Second, the RESOLVE agreement provided that "[q]uestions of arbitrability" and other "procedural questions" "shall be decided by the arbitrator."8 The Second Circuit noted that the Supreme Court has suggested that the availability of classwide arbitration is a "question of arbitrability" that is presumptively for the court to decide,9 though the parties assumed that it was a "procedural question,"10 such that it would ordinarily be the province of the arbitrator. In either case, the Second Circuit concluded that the RESOLVE agreement clearly committed the question to the arbitrator.

Ultimately, the Court held that the absent class members, "no less than the parties . . . 'bargained for the arbitrator's construction of their agreement' with respect to class arbitrability,"11 and could thus be bound by the arbitrator's decision to subject them to class procedures.

Thoughts &Takeaways

A series of recent Supreme Court opinions have taken relatively narrow views of the circumstances under which arbitrators may resolve classwide claims.12 Nevertheless, classwide arbitration remains a real possibility, particularly where, as here, the parties agreed (including by incorporating the AAA rules) to submit the question of classwide arbitrability to the arbitrator.

The standard of review also played a key role in this case; because the parties submitted all "question[s] of arbitrability" to the arbitrator, the correctness of the arbitrator's decision was not reviewable by the Court. By contrast, in the Supreme Court's recent Lamps Plus decision, the parties explicitly agreed that the question of class arbitration was one for the court, not for the arbitrator, and the Supreme Court ultimately overruled the state court's contrary holding.

Read the opinion here.

Footnotes

1. Judgment at 4, Jock v. Sterling Jewelers Inc. , No. 18-153 (2d Cir. Nov. 18, 2019), ECF No. 132-1.

2. Id. at 4-5 (citation omitted).

3. Id. at 13 (citation omitted).

4. 9 U.S.C. § 10(a)(4).

5. Judgment, supra note 1, at 9-10.

6. Id. at 12-13 (citation omitted).

7. Id. at 13 (quoting Wells Fargo Advisors, LLC v. Sappington, 884 F.3d 392, 396 (2d Cir. 2018)).

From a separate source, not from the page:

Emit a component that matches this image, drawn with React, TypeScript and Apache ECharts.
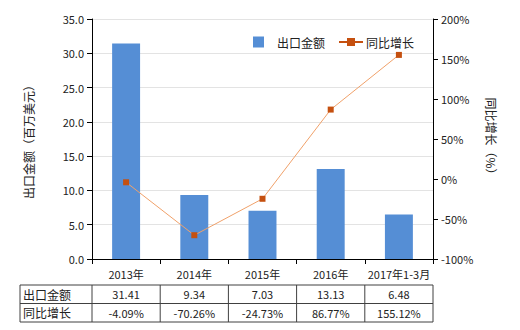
import React, { useEffect, useRef } from "react";
import * as echarts from "echarts";

const categories = ["2013年", "2014年", "2015年", "2016年", "2017年1-3月"];
const exportValues = [31.41, 9.34, 7.03, 13.13, 6.48];
const growthValues = [-4.09, -70.26, -24.73, 86.77, 155.12];
const exportLabels = ["31.41", "9.34", "7.03", "13.13", "6.48"];
const growthLabels = ["-4.09%", "-70.26%", "-24.73%", "86.77%", "155.12%"];
const seriesNames = ["出口金额", "同比增长"];

const FONT = "'Noto Sans CJK SC', 'Noto Sans', sans-serif";

export default function App() {
  const ref = useRef<HTMLDivElement>(null);
  useEffect(() => {
    if (!ref.current) return;
    const chart = echarts.init(ref.current, undefined, { renderer: "svg" });
    const gridLeft = 92;
    const gridRight = 433;
    const colW = (gridRight - gridLeft) / categories.length;
    const tableLeft = 20;
    const rowTop = 285;
    const rowH = 18.5;
    const graphics: any[] = [];
    const lineStyle = { stroke: "#404040", lineWidth: 1 };
    for (let r = 0; r <= 2; r++) {
      graphics.push({
        type: "line",
        shape: { x1: tableLeft, y1: rowTop + r * rowH, x2: gridRight, y2: rowTop + r * rowH },
        style: lineStyle,
      });
    }
    const xs = [tableLeft];
    for (let i = 0; i <= categories.length; i++) xs.push(gridLeft + i * colW);
    xs.forEach((x) =>
      graphics.push({
        type: "line",
        shape: { x1: x, y1: rowTop, x2: x, y2: rowTop + 2 * rowH },
        style: lineStyle,
      })
    );
    const rows = [exportLabels, growthLabels];
    rows.forEach((row, r) => {
      const cy = rowTop + r * rowH + rowH / 2;
      graphics.push({
        type: "text",
        x: tableLeft + 3,
        y: cy,
        style: { text: seriesNames[r], font: `12px ${FONT}`, fill: "#222", textAlign: "left", textVerticalAlign: "middle" },
      });
      row.forEach((t, i) => {
        graphics.push({
          type: "text",
          x: gridLeft + colW * (i + 0.5),
          y: cy,
          style: { text: t, font: `11px ${FONT}`, fill: "#222", textAlign: "center", textVerticalAlign: "middle" },
        });
      });
    });

    chart.setOption({
      animation: false,
      backgroundColor: "#fff",
      textStyle: { fontFamily: FONT },
      grid: { left: gridLeft, right: 520 - gridRight, top: 19, bottom: 71, containLabel: false },
      legend: [
        {
          data: [seriesNames[0]],
          left: 248,
          top: 31,
          itemWidth: 11,
          itemHeight: 11,
          icon: "rect",
          textStyle: { fontSize: 12, color: "#222", padding: [0, 0, 0, 8] },
        },
        {
          data: [seriesNames[1]],
          left: 333,
          top: 31,
          itemWidth: 24,
          itemHeight: 10,
          itemGap: 5,
          lineStyle: { color: "#c5500f", width: 2 },
          itemStyle: { color: "#c5500f" },
          textStyle: { fontSize: 12, color: "#222", padding: [0, 0, 0, -2] },
        },
      ],
      xAxis: {
        type: "category",
        data: categories,
        axisLine: { lineStyle: { color: "#000" } },
        axisTick: { show: true, alignWithLabel: false, lineStyle: { color: "#000" } },
        axisLabel: { color: "#222", fontSize: 11, margin: 9, interval: 0 },
      },
      yAxis: [
        {
          type: "value",
          min: 0,
          max: 35,
          interval: 5,
          name: "出口金额（百万美元）",
          nameLocation: "middle",
          nameGap: 58,
          nameTextStyle: { fontSize: 12, color: "#222" },
          axisLine: { show: true, lineStyle: { color: "#000" } },
          axisTick: { show: true, lineStyle: { color: "#000" } },
          axisLabel: { color: "#222", fontSize: 11, formatter: (v: number) => v.toFixed(1) },
          splitLine: { lineStyle: { color: "#e3e3e3" } },
        },
        {
          type: "value",
          min: -100,
          max: 200,
          interval: 50,
          position: "right",
          name: "同比增长（%）",
          nameLocation: "middle",
          nameGap: 52,
          nameRotate: -90,
          nameTextStyle: { fontSize: 12, color: "#222" },
          axisLine: { show: true, lineStyle: { color: "#000" } },
          axisTick: { show: true, lineStyle: { color: "#000" } },
          axisLabel: { color: "#222", fontSize: 11, formatter: "{value}%" },
          splitLine: { show: false },
        },
      ],
      series: [
        {
          name: seriesNames[0],
          type: "bar",
          data: exportValues,
          barWidth: "41%",
          itemStyle: { color: "#558ed5" },
        },
        {
          name: seriesNames[1],
          type: "line",
          yAxisIndex: 1,
          data: growthValues,
          symbol: "rect",
          symbolSize: 6,
          lineStyle: { color: "#f0a16a", width: 1 },
          itemStyle: { color: "#c5500f" },
        },
      ],
      graphic: graphics,
    });
    return () => chart.dispose();
  }, []);
  return <div ref={ref} style={{ position: "fixed", left: 0, top: 0, width: 520, height: 330 }} />;
}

8. Id. at 13 (citation omitted).

9. Id. at 14 (citing Oxford Health Plans LLC v. Sutter, 569 U.S. 564, 569 n.2 (2013)).

10. Id.

11. Id. at 15 (citing Oxford Health , 569 U.S. at 569).

12. See Stolt-Nielsen S.A. v. AnimalFeeds, 559 U.S. 662, 687 (2010) (holding that class arbitration was inappropriate when parties stipulated that they had reached "no agreement" on the issue); Oxford Health , 569 U.S. at 574 (Alito, J., concurring) (agreeing with the majority that classwide arbitration would bind the parties who asked the arbitrator to decide the issue, but doubting whether absent class members who did not make the request could be so bound); Lamps Plus, Inc. v. Varela, 139 S. Ct. 1407, 1419 (2019) ( "Courts may not infer from an ambiguous agreement that parties have consented to arbitrate on a classwide basis").